The second complainant said that a female officer approached her from the back and pushed her with both hands to the ground. The complainant also saw that a kneeling male was “violently” moved and picked up by his arms and legs. His possessions (water bottle, food, jacket, and bandana) were claimed to have been run over.
Based on a review of the In-Car Video (ICV), it was confirmed that the patrol car did not hit any demonstrators. There was also no indication of an officer described by the first complainant waving the patrol vehicle towards the kneeling male, nor was it conclusive that the kneeling male’s possessions were run over.
The ICV also showed that the second complainant lost her balance and fell to the ground after tripping over the kneeling male’s foot. The kneeling male, seen from the video footage, is seen with his foot outstretched at this time.

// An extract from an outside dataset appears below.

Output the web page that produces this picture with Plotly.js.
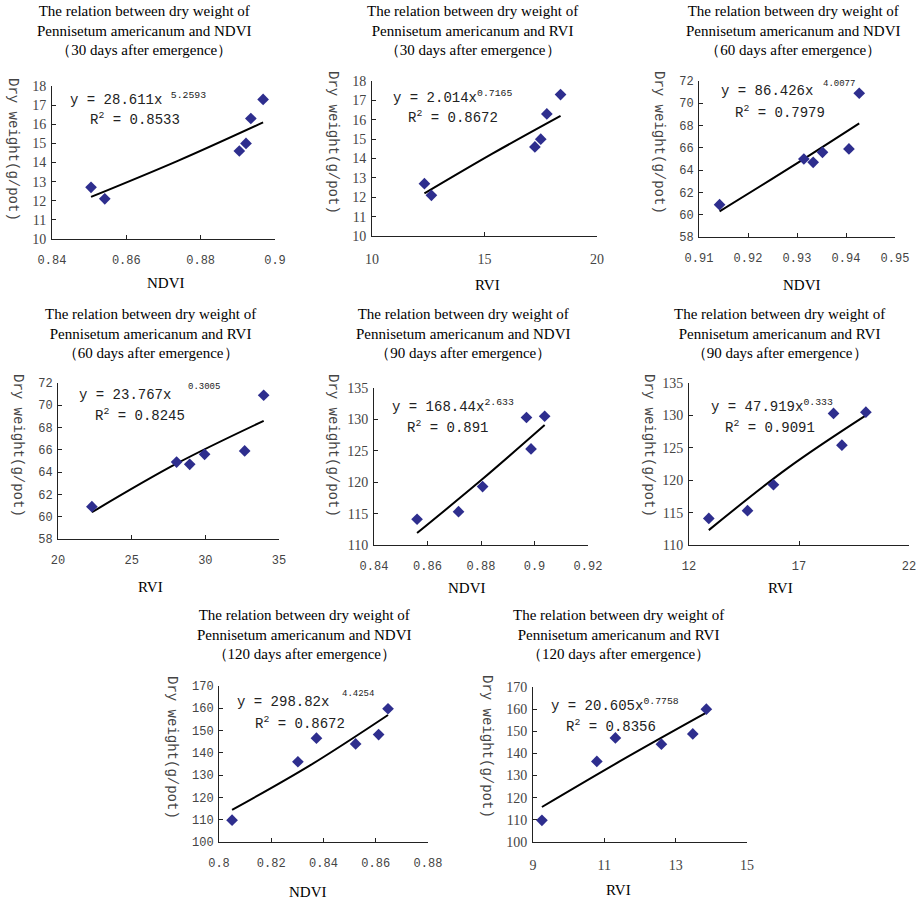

The OPA concluded that due to the video evidence from the BWV and the ICV, no excessive force was used in regards to the patrol vehicle hitting demonstrators or towards the second complainant.
The OPA also noted that the first officer did not affirmatively wave the patrol vehicle through the specific location, but rather the patrol vehicle turned the corner and pulled up directly behind the kneeling male. The patrol vehicle was said to have been situated in that location based on how it originally turned.
The OPA did indicate that one of the officers said, “he’s lucky he’s not going to fucking jail” from BWV. The officer, however, did not direct this towards the kneeling male, nor was the comment in the presence of community members. The OPA referred this to the chain of command for counseling and retraining.
Seattle’s OPA is now updating its website dashboard in order to show progress involving demonstration-related complaint investigations every three weeks.